Tuesday, July 22, 2008

Spin-ing wheel

Sorry for the time-delay between posts... the internet has been a bit spotty here.

The FISU 2nd day, back on Sunday, was a difficult match as expected. We played pretty close to our best but we still got beaten pretty soundly, by about 70 IMPS or so in 32 boards. To those who tried and watch us, sorry that the Vugraph thing didn't work out. There were some interesting boards, but nothing that comes to mind to write about.

Sunday night, we warmed up for the spins by...watching Dark Knight, gambling, and otherwise hanging out. It was Lovey's birthday, and we had a good time playing craps and blackjack. Jon thought Dark Knight was very good, but somewhat hypocritical.

Monday morning, we got ourselves knocked out of the Micro-Spingolds despite having a draw against some pretty weak teams. Jon contributed to one tie-instead-of-win by passing a 2NT opener with a good 8 count. Lose 10. On another hand, all vul, the bidding went:

RHO-LHO
1D-1H
2NT-3NT

And Jon was on lead with:

QT83 A2 QJ754 J6

The spade lead seems obvious, right? Maybe a 4th best diamond, or a risky-but devious-club. But no, in the replay, they lead the Q(!) of diamonds, which happens to be one of two killer leads (a club is the other).

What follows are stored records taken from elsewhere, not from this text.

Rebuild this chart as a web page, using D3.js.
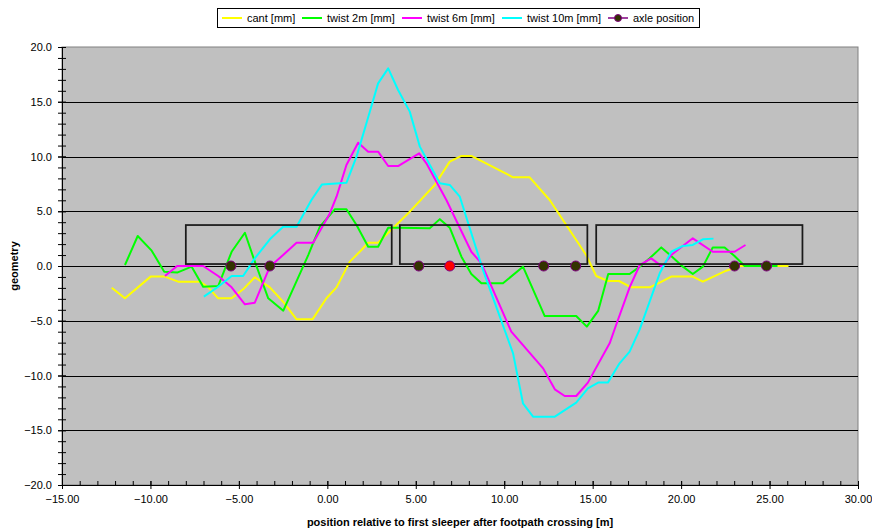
<!DOCTYPE html>
<html>
<head>
<meta charset="utf-8">
<script src="https://cdnjs.cloudflare.com/ajax/libs/d3/7.8.5/d3.min.js"></script>
<style>
	body { margin: 0; background: #fff; }
	svg { font-family: Arial, "Liberation Sans", sans-serif; }
	.tick text { font-size: 11px; fill: #000; }
	.axis-title { font-size: 11px; font-weight: bold; }
	.legend text { font-size: 11px; }
</style>
</head>
<body>
<div id="svg-div"></div>
<script>
// series values, [position m, value mm]
var cant = [[-12.19,-1.98],[-11.44,-2.95],[-9.99,-0.97],[-9.18,-0.97],[-8.43,-1.43],[-7.2,-1.43],[-6.73,-1.95],
	[-6.17,-2.95],[-5.41,-2.95],[-4.76,-2.13],[-4.1,-1.03],[-3.25,-1.95],[-2.5,-3.26],[-1.74,-4.87],[-0.84,-4.87],
	[-0.05,-2.95],[0.52,-1.95],[1.27,0.4],[1.93,1.46],[2.31,2.13],[2.87,2.13],[4.66,4.96],[6.07,7.4],[6.92,9.53],
	[7.58,10.05],[8.14,10.05],[10.5,8.1],[11.44,8.1],[12.57,6.03],[14.63,1.0],[15.2,-0.91],[15.86,-1.37],[16.49,-1.37],
	[17.18,-1.95],[18.22,-1.95],[18.79,-1.52],[19.44,-0.97],[20.66,-0.97],[21.23,-1.43],[22.55,-0.43],[23.3,0],[26.07,0]];

var twist2 = [[-11.44,0.09],[-10.72,2.74],[-9.93,1.4],[-9.22,-0.52],[-8.49,-0.6],[-7.67,-0.06],[-7.02,-1.89],
	[-6.17,-1.83],[-5.41,1.3],[-4.66,3.04],[-4.1,0.4],[-3.34,-2.95],[-2.49,-4.08],[-1.84,-1.74],[-1.08,1.0],
	[-0.42,3.59],[0.42,5.18],[1.08,5.18],[1.65,3.74],[2.31,1.76],[2.87,1.76],[3.44,3.5],[4.1,3.5],[5.79,3.44],
	[6.36,4.28],[6.92,3.5],[7.58,0.85],[8.14,-0.73],[8.71,-1.58],[9.93,-1.58],[11.06,-0.06],[12.29,-4.57],
	[14.07,-4.57],[14.67,-5.54],[15.31,-4.1],[15.88,-0.73],[17.09,-0.73],[17.66,-0.06],[18.22,0.7],[18.88,1.7],
	[19.44,0.91],[20.1,-0.06],[20.66,-0.73],[21.23,-0.06],[21.79,1.7],[22.46,1.7],[23.02,0.91],[23.59,0],[25.45,0]];

var twist6 = [[-9.18,-0.91],[-8.49,0],[-7.02,0],[-6.17,-0.91],[-5.41,-1.95],[-4.66,-3.5],[-4.1,-3.35],[-3.25,-0.06],
	[-2.5,1.0],[-1.74,2.13],[-0.8,2.13],[0.14,4.8],[0.52,6.33],[1.08,9.22],[1.74,11.26],[2.31,10.44],[2.87,10.44],
	[3.44,9.13],[4.0,9.13],[5.19,10.29],[5.6,9.38],[6.73,6.03],[8.14,1.3],[8.71,0.24],[10.4,-6.0],[12.2,-9.35],
	[12.86,-11.26],[13.42,-11.87],[14.07,-11.87],[14.73,-10.65],[15.96,-7.06],[16.24,-5.78],[17.09,-1.95],
	[17.66,0.09],[18.31,0.7],[18.93,-0.06],[19.44,1.0],[20.66,2.53],[21.79,1.3],[23.02,1.3],[23.64,1.92]];

var twist10 = [[-6.98,-2.8],[-6.17,-1.89],[-5.41,-0.91],[-4.76,-0.91],[-4.1,0.7],[-3.25,2.44],[-2.5,3.59],
	[-1.74,3.59],[-0.9,6.03],[-0.3,7.45],[1.08,7.6],[1.65,9.99],[2.21,13.03],[2.87,16.68],[3.44,18.05],[4.0,16.07],
	[4.66,14.1],[5.23,10.9],[6.36,7.55],[6.92,7.4],[7.49,6.33],[8.8,-0.37],[10.5,-7.98],[11.06,-12.54],
	[11.63,-13.76],[12.86,-13.76],[14.07,-12.48],[14.73,-11.17],[15.31,-10.65],[15.86,-10.65],[16.52,-8.89],
	[17.09,-7.82],[17.66,-5.78],[18.79,-0.67],[19.44,1.3],[20.1,1.83],[20.66,1.92],[21.23,2.44],[21.83,2.5]];

var axlePos = [-5.45, -3.25, 5.17, 6.92, 12.23, 14.04, 23.02, 24.83];
var axleHighlight = 6.92;

// carriage outlines [start, end, bottom, top]
var carriages = [[-8.0, 3.64, 0.18, 3.74], [4.1, 14.7, 0.18, 3.74], [15.2, 26.86, 0.18, 3.74]];

var xTicks = [-15, -10, -5, 0, 5, 10, 15, 20, 25, 30];
var yTicks = [-20, -15, -10, -5, 0, 5, 10, 15, 20];

var seriesNames = ["cant [mm]", "twist 2m [mm]", "twist 6m [mm]", "twist 10m [mm]"];
var seriesColors = ["#FFFF00", "#00FF00", "#FF00FF", "#00FFFF"];

/**
 *  Chart
 */
var chartProperties = {
	outerWidth: 872,
	outerHeight: 531,
	margin: { top: 47, right: 14, bottom: 46, left: 62 }
};
chartProperties.width = chartProperties.outerWidth - chartProperties.margin.left - chartProperties.margin.right;
chartProperties.height = chartProperties.outerHeight - chartProperties.margin.top - chartProperties.margin.bottom;

var root = d3.select("#svg-div")
	.append("svg")
	.attr("width", chartProperties.outerWidth)
	.attr("height", chartProperties.outerHeight);

var svg = root.append("g")
	.attr("transform", "translate(" + chartProperties.margin.left + "," + chartProperties.margin.top + ")");

var xScale = d3.scaleLinear().domain([-15, 30]).range([0, chartProperties.width]);
var yScale = d3.scaleLinear().domain([-20, 20]).range([chartProperties.height, 0]);

// plot background
svg.append("rect")
	.attr("width", chartProperties.width)
	.attr("height", chartProperties.height)
	.attr("fill", "#C0C0C0")
	.attr("stroke", "#808080")
	.attr("stroke-width", 1);

// gridlines
svg.append("g")
	.selectAll("line")
	.data(yTicks.filter(function(d) { return d > -20 && d < 20; }))
	.enter()
	.append("line")
	.attr("x1", 0)
	.attr("x2", chartProperties.width)
	.attr("y1", function(d) { return Math.round(yScale(d)) + 0.5; })
	.attr("y2", function(d) { return Math.round(yScale(d)) + 0.5; })
	.attr("stroke", "#000")
	.attr("stroke-width", 1);

// minor ticks
var yMinor = d3.range(-20, 20.5, 1);
var xMinor = d3.range(-15, 30.5, 1);

var yAxisG = svg.append("g")
	.call(d3.axisLeft(yScale).tickValues(yMinor).tickSize(4).tickFormat(""));
yAxisG.selectAll(".tick line").attr("x1", -4).attr("x2", 4);
yAxisG.select(".domain").remove();

var xAxisG = svg.append("g")
	.attr("transform", "translate(0," + chartProperties.height + ")")
	.call(d3.axisBottom(xScale).tickValues(xMinor).tickSize(-4).tickFormat(""));
xAxisG.select(".domain").remove();

// major axes
var yAxis = svg.append("g")
	.call(d3.axisLeft(yScale).tickValues(yTicks).tickSize(4).tickPadding(6).tickFormat(d3.format(".1f")));
yAxis.selectAll(".tick line").attr("x1", -4).attr("x2", 4);
yAxis.select(".domain").attr("d", "M0.5,0V" + chartProperties.height);

var xAxis = svg.append("g")
	.attr("transform", "translate(0," + chartProperties.height + ")")
	.call(d3.axisBottom(xScale).tickValues(xTicks).tickSize(4).tickPadding(6).tickFormat(d3.format(".2f")));
xAxis.selectAll(".tick line").attr("y1", -4).attr("y2", 4);
xAxis.select(".domain").attr("d", "M0,0.5H" + chartProperties.width);

// lines
var line = d3.line()
	.x(function(d) { return xScale(d[0]); })
	.y(function(d) { return yScale(d[1]); });

[cant, twist2, twist6, twist10].forEach(function(series, i) {
	svg.append("path")
		.datum(series)
		.attr("d", line)
		.attr("fill", "none")
		.attr("stroke", seriesColors[i])
		.attr("stroke-width", 2)
		.attr("stroke-linejoin", "round");
});

// carriages
svg.selectAll(".carriage")
	.data(carriages)
	.enter()
	.append("rect")
	.attr("class", "carriage")
	.attr("x", function(d) { return xScale(d[0]); })
	.attr("y", function(d) { return yScale(d[3]); })
	.attr("width", function(d) { return xScale(d[1]) - xScale(d[0]); })
	.attr("height", function(d) { return yScale(d[2]) - yScale(d[3]); })
	.attr("fill", "none")
	.attr("stroke", "#1a1a1a")
	.attr("stroke-width", 1.75);

// axle positions
svg.selectAll(".axle")
	.data(axlePos)
	.enter()
	.append("circle")
	.attr("class", "axle")
	.attr("cx", function(d) { return xScale(d); })
	.attr("cy", yScale(0))
	.attr("r", 5)
	.attr("fill", function(d) { return d === axleHighlight ? "#FF0000" : "#333300"; })
	.attr("stroke", "#800080")
	.attr("stroke-width", 1);

// axis titles
root.append("text")
	.attr("class", "axis-title")
	.attr("x", 460)
	.attr("y", 526)
	.attr("text-anchor", "middle")
	.text("position relative to first sleeper after footpath crossing [m]");

root.append("text")
	.attr("class", "axis-title")
	.attr("transform", "translate(18,266) rotate(-90)")
	.attr("text-anchor", "middle")
	.text("geometry");

// legend
var legend = root.append("g").attr("class", "legend");
legend.append("rect")
	.attr("x", 217.5).attr("y", 8.5)
	.attr("width", 482).attr("height", 19)
	.attr("fill", "#fff").attr("stroke", "#000");

var legendItems = seriesNames.concat(["axle position"]);
var legendX = [222, 302, 402, 502, 608];
legendItems.forEach(function(name, i) {
	var g = legend.append("g").attr("transform", "translate(" + legendX[i] + ",18)");
	g.append("line")
		.attr("x1", 0).attr("x2", 20)
		.attr("stroke", i < 4 ? seriesColors[i] : "#800080")
		.attr("stroke-width", i < 4 ? 2 : 1.5);
	if (i === 4) {
		g.append("circle").attr("cx", 10).attr("r", 3.5)
			.attr("fill", "#333300").attr("stroke", "#800080");
	}
	g.append("text")
		.attr("x", 25)
		.attr("dy", "0.35em")
		.text(name);
});
</script>
</body>
</html>
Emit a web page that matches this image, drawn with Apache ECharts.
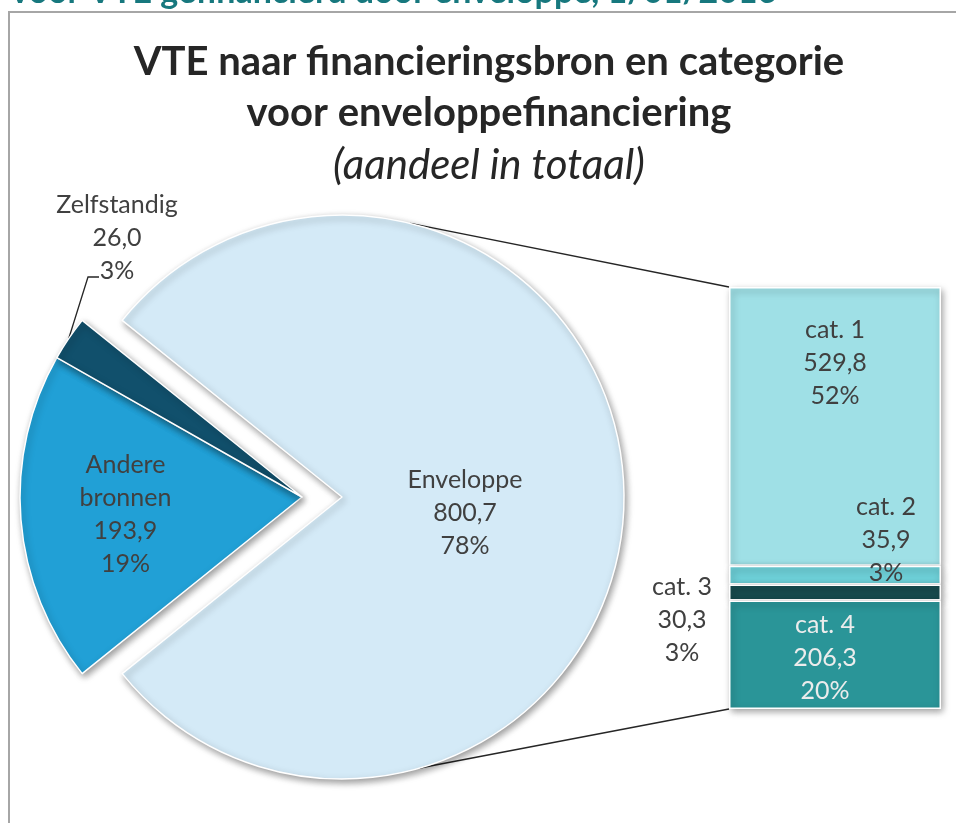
<!DOCTYPE html>
<html lang="nl">
<head>
    <meta charset="UTF-8">
    <title>VTE naar financieringsbron en categorie</title>
    <script src="https://cdn.jsdelivr.net/npm/echarts@6/dist/echarts.min.js"></script>
    <style>
        html, body { margin: 0; padding: 0; background: #fff; }
        #main { width: 956px; height: 823px; }
    </style>
</head>
<body>
<div id="main"></div>
<script>
    // taart: financieringsbron
    var bronNamen = ['Enveloppe', 'Andere\nbronnen', 'Zelfstandig'];
    var bronWaarden = [800.7, 193.9, 26.0];
    var bronPct = ['78%', '19%', '3%'];
    var bronKleuren = ['#d4eaf7', '#21a0d6', '#11506c'];

    // staaf: categorie binnen enveloppe (van boven naar onder)
    var catNamen = ['cat. 1', 'cat. 2', 'cat. 3', 'cat. 4'];
    var catWaarden = [529.8, 35.9, 30.3, 206.3];
    var catPct = ['52%', '3%', '3%', '20%'];
    var catKleuren = ['#9fe0e6', '#6dcfd7', '#174b4e', '#2a9598'];

    var cx = 342, cy = 497, R = 282, uitsprong = 40;
    var barLeft = 729, barTop = 287, barW = 212, barH = 422;
    var font = 'Lato, "Open Sans", sans-serif';

    var myChart = echarts.init(document.getElementById('main'));

    var totaal = bronWaarden.reduce(function (a, b) { return a + b; }, 0);
    var catTotaal = catWaarden.reduce(function (a, b) { return a + b; }, 0);
    var restHoek = (totaal - bronWaarden[0]) / totaal * 360;
    var startHoek = 180 - restHoek / 2;

    function fmt(v) { return v.toFixed(1).replace('.', ','); }

    var schaduw = { shadowBlur: 7, shadowColor: 'rgba(0,0,0,0.4)', shadowOffsetX: 2, shadowOffsetY: 3 };

    // label verschuivingen t.o.v. de standaardplaats
    var pieShift = [[-21, 16], [-33, 6], [0, 0]];
    var catShift = [[0, -63], [51, -35], [-153, 27], [-10, 3]];

    // punt op de rand van het zelfstandig-segment
    var zelfMid = (startHoek + bronWaarden[2] / totaal * 360 / 2) * Math.PI / 180;
    var zelfRand = [cx - uitsprong + R * Math.cos(zelfMid), cy - R * Math.sin(zelfMid)];
    var zelfLabel = [117, 238];

    function pieData(zichtbaar) {
        return bronWaarden.map(function (v, i) {
            var aan = zichtbaar(i);
            return {
                name: bronNamen[i],
                value: v,
                itemStyle: aan
                    ? Object.assign({ color: bronKleuren[i], borderColor: '#fff', borderWidth: 1.5 }, schaduw)
                    : { color: 'rgba(0,0,0,0)', borderWidth: 0 },
                label: { show: aan, position: i === 2 ? 'outside' : 'inside' },
                labelLine: { show: aan && i === 2 }
            };
        });
    }

    function pieSerie(centerX, zichtbaar) {
        return {
            type: 'pie',
            center: [centerX, cy],
            radius: R,
            startAngle: startHoek,
            clockwise: true,
            avoidLabelOverlap: false,
            silent: true,
            data: pieData(zichtbaar),
            label: {
                fontFamily: font,
                fontSize: 25,
                lineHeight: 33,
                color: '#404040',
                align: 'center',
                formatter: function (p) {
                    return p.name + '\n' + fmt(p.value) + '\n' + bronPct[p.dataIndex];
                }
            },
            labelLine: { lineStyle: { color: '#262626', width: 1.3 } },
            labelLayout: function (p) {
                if (p.dataIndex === 2) {
                    return {
                        x: zelfLabel[0], y: zelfLabel[1], align: 'center', verticalAlign: 'middle',
                        labelLinePoints: [zelfRand, [zelfLabel[0] - 29, zelfLabel[1] + 39], [zelfLabel[0] - 18, zelfLabel[1] + 39]]
                    };
                }
                return { dx: pieShift[p.dataIndex][0], dy: pieShift[p.dataIndex][1] };
            }
        };
    }

    var barSeries = catNamen.map(function (n, i) {
        return {
            type: 'bar',
            name: n,
            stack: 'env',
            z: 2 + i,
            data: [catWaarden[i]],
            barWidth: '100%',
            silent: true,
            itemStyle: Object.assign({ color: catKleuren[i], borderColor: '#fff', borderWidth: 1.5 }, schaduw),
            label: {
                show: true,
                position: 'inside',
                offset: catShift[i],
                fontFamily: font,
                fontSize: 25,
                lineHeight: 33,
                align: 'center',
                color: i === 3 ? '#ececec' : '#404040',
                formatter: function () { return n + '\n' + fmt(catWaarden[i]) + '\n' + catPct[i]; }
            }
        };
    }).reverse();

    var hoekBoven = 76 * Math.PI / 180, hoekOnder = 74 * Math.PI / 180;
    var option = {
        animation: false,
        grid: { left: barLeft, top: barTop, width: barW, height: barH },
        xAxis: { type: 'category', data: ['Enveloppe'], show: false },
        yAxis: { type: 'value', min: 0, max: catTotaal, show: false },
        graphic: [
            {
                type: 'rect', z: 0, silent: true,
                shape: { x: 9, y: 12, width: 980, height: 840 },
                style: { fill: 'none', stroke: '#a6a6a6', lineWidth: 2 }
            },
            {
                type: 'text', x: 11, y: 9, silent: true,
                style: {
                    text: 'voor VTE gefinancierd door enveloppe, 1/01/2016',
                    fontFamily: font, fontWeight: 'bold', fontSize: 34, fill: '#17787e',
                    align: 'left', verticalAlign: 'bottom'
                }
            },
            {
                type: 'text', x: 489, y: 62, silent: true,
                style: {
                    text: 'VTE naar financieringsbron en categorie',
                    fontFamily: font, fontWeight: 'bold', fontSize: 40, fill: '#262626',
                    align: 'center', verticalAlign: 'middle'
                }
            },
            {
                type: 'text', x: 489, y: 113, silent: true,
                style: {
                    text: 'voor enveloppefinanciering',
                    fontFamily: font, fontWeight: 'bold', fontSize: 40, fill: '#262626',
                    align: 'center', verticalAlign: 'middle'
                }
            },
            {
                type: 'text', x: 489, y: 165, silent: true,
                style: {
                    text: '(aandeel in totaal)',
                    fontFamily: font, fontStyle: 'italic', fontSize: 42, fill: '#262626',
                    align: 'center', verticalAlign: 'middle'
                }
            },
            {
                type: 'line', z: 1, silent: true,
                shape: { x1: cx + R * Math.cos(hoekBoven), y1: cy - R * Math.sin(hoekBoven), x2: barLeft, y2: barTop },
                style: { stroke: '#262626', lineWidth: 1.5 }
            },
            {
                type: 'line', z: 1, silent: true,
                shape: { x1: cx + R * Math.cos(hoekOnder), y1: cy + R * Math.sin(hoekOnder), x2: barLeft, y2: barTop + barH },
                style: { stroke: '#262626', lineWidth: 1.5 }
            }
        ],
        series: [
            pieSerie(cx, function (i) { return i === 0; }),
            pieSerie(cx - uitsprong, function (i) { return i > 0; })
        ].concat(barSeries)
    };

    myChart.setOption(option);
</script>
</body>
</html>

In the full hand, dummy has T8 tight of diamonds and partner has 96, so leading a diamond doesn't cost and in fact sets up a trick. Declarer also has AKJ tight of spades, so my lead cost us a trick and another vul game. "These are just a few of the images we've recorded. And you can see, it wasn't what we thought."

After the morning of the Spins, we played in a loser-swiss with Argenta and Elena and had a lot of fun. After the 28 and 32 board sets we've been playing all week, the four 6-board matches hardly felt like a full session. Jon also mentally checked out again on this hand:

AKxx Qxxx QTx AJ

Jon opened 1NT, Lovey bid puppet, and once hearts was confirmed, Lovey bid Keycard (0314). Jon counted his aces and bid 5H(!), and when Lovey passed, Jon sadly remembered that 5H did not show his beautiful Q. When the dummy came down...

xxx AJTx AKJ QTxx

.. Jon thought he had fixed the opponents, because the slam was only about 25% due to wasted values in diamonds. Then he noticed the lead - a club. Making 6. Turns out the King of clubs was offside, so slam was off. Jon asked our kind-but-clueless opponenents what they would have lead against 6H, just out of curiosity, and with complete confidence, LHO answered, "Still a club." Now Jon's not sure whether we fixed them, or they fixed us...

Alex is playing in the fast pairs with Argenta this morning, and Jon is doing some work for, er, work. Or perhaps writing blog entries... judge for yourself!

1 comment:

Diana said...

are you the youngest people there? how long is this bridge tour goin' on for?